## START Collected data
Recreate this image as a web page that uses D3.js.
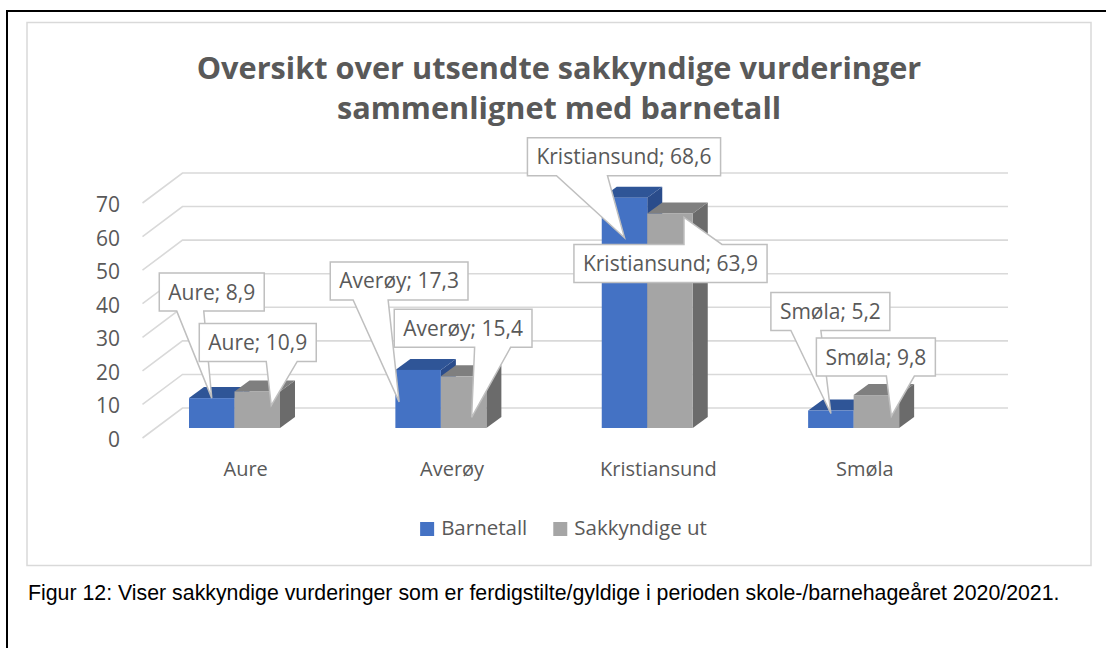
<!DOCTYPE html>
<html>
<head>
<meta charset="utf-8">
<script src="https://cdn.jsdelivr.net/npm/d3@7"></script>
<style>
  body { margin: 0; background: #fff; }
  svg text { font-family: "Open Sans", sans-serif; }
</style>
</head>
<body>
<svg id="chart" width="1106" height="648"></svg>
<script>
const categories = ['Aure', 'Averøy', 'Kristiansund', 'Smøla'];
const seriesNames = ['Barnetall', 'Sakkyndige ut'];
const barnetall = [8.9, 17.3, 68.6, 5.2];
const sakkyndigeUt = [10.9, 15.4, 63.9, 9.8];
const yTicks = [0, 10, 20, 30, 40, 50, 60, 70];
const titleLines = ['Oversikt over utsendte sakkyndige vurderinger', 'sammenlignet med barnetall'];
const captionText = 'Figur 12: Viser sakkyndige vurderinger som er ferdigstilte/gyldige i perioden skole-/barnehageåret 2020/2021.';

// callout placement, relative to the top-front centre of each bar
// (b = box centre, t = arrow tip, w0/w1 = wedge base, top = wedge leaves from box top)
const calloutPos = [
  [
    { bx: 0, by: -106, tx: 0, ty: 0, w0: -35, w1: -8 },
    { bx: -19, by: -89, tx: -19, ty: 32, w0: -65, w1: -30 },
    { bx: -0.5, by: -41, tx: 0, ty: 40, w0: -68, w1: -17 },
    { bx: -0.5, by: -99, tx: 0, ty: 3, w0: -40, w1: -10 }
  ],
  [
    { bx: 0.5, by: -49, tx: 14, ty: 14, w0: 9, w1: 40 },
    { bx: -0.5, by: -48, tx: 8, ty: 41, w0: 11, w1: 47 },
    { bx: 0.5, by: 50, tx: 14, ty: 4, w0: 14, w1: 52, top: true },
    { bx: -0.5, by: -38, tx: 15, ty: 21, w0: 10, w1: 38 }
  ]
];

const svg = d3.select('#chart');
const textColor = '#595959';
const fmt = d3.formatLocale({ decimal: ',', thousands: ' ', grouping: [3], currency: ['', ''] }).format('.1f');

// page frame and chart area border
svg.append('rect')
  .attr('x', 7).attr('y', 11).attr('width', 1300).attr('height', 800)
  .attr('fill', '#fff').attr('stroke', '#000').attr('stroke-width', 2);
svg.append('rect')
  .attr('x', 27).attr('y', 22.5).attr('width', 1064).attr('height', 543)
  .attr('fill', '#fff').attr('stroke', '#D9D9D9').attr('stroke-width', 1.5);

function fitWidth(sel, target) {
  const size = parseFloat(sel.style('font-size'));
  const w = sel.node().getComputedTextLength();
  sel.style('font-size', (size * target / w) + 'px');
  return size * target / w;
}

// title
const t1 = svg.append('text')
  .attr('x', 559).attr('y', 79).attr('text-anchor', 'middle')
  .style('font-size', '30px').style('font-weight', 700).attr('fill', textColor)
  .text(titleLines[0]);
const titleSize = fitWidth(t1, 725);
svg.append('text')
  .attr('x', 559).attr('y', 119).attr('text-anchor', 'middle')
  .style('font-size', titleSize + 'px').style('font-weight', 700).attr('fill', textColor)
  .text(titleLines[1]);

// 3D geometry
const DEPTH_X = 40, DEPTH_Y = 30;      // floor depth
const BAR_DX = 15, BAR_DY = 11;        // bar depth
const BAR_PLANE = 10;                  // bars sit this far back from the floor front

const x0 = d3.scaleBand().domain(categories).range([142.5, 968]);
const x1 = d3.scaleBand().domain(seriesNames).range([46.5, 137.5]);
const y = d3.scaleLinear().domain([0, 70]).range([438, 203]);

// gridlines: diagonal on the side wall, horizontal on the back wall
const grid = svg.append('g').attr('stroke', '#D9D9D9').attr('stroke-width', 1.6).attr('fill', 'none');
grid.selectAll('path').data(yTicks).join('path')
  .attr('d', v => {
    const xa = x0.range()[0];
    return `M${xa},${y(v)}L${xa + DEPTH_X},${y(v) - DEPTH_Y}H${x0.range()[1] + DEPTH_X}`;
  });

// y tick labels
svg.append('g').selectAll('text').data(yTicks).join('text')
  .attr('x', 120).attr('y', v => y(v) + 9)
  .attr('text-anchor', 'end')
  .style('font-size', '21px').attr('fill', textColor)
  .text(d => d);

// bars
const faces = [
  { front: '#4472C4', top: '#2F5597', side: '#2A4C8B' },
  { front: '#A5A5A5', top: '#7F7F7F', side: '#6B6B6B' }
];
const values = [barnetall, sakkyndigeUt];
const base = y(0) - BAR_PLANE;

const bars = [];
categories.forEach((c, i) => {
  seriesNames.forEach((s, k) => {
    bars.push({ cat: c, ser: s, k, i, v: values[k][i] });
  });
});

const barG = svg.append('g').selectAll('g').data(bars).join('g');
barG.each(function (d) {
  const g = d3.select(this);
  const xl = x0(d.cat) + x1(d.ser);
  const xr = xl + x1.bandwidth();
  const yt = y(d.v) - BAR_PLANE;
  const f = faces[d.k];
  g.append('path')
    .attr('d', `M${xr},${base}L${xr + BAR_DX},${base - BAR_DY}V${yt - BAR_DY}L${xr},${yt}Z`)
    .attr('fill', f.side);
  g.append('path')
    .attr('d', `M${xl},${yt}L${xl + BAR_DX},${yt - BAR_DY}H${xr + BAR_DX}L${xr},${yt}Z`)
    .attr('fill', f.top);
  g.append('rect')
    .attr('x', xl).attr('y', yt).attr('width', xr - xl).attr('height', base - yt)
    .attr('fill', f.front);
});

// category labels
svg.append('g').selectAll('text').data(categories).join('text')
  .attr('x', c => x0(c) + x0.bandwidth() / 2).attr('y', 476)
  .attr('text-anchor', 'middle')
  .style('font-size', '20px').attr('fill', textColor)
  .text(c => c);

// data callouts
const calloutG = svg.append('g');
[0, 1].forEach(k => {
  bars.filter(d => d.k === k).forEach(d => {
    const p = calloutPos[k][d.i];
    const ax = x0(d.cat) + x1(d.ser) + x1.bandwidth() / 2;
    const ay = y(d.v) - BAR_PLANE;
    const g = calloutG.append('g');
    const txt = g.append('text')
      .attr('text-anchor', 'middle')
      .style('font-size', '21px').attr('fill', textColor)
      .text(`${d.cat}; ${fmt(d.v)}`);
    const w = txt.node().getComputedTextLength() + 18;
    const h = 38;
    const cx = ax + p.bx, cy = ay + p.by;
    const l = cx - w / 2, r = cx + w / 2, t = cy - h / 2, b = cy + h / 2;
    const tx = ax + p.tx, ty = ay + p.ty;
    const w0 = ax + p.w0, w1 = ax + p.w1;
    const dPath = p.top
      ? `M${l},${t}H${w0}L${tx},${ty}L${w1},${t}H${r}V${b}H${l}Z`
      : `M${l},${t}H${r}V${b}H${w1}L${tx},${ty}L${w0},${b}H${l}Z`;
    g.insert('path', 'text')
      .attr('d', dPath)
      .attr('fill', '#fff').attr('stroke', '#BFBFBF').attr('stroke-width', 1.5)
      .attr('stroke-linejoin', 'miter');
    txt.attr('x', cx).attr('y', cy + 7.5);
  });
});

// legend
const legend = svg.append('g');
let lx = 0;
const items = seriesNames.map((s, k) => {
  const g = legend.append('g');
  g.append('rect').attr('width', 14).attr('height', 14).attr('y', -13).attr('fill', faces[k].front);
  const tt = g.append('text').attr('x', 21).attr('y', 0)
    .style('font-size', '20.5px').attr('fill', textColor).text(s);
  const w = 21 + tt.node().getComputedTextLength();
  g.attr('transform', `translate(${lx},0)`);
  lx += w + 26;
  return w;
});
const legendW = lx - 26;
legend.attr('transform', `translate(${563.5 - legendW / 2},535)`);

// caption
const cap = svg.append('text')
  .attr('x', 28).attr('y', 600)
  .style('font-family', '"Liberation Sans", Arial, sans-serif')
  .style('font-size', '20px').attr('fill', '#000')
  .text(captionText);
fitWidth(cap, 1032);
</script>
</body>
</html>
## END Collected data
• _Problem details_
Omitting all pictures, restate exactly the lines of the material from its start through the line that contains "const captionText = 'Figur".

• _The output_
Recreate this image as a web page that uses D3.js.
<!DOCTYPE html>
<html>
<head>
<meta charset="utf-8">
<script src="https://cdn.jsdelivr.net/npm/d3@7"></script>
<style>
  body { margin: 0; background: #fff; }
  svg text { font-family: "Open Sans", sans-serif; }
</style>
</head>
<body>
<svg id="chart" width="1106" height="648"></svg>
<script>
const categories = ['Aure', 'Averøy', 'Kristiansund', 'Smøla'];
const seriesNames = ['Barnetall', 'Sakkyndige ut'];
const barnetall = [8.9, 17.3, 68.6, 5.2];
const sakkyndigeUt = [10.9, 15.4, 63.9, 9.8];
const yTicks = [0, 10, 20, 30, 40, 50, 60, 70];
const titleLines = ['Oversikt over utsendte sakkyndige vurderinger', 'sammenlignet med barnetall'];
const captionText = 'Figur 12: Viser sakkyndige vurderinger som er ferdigstilte/gyldige i perioden skole-/barnehageåret 2020/2021.';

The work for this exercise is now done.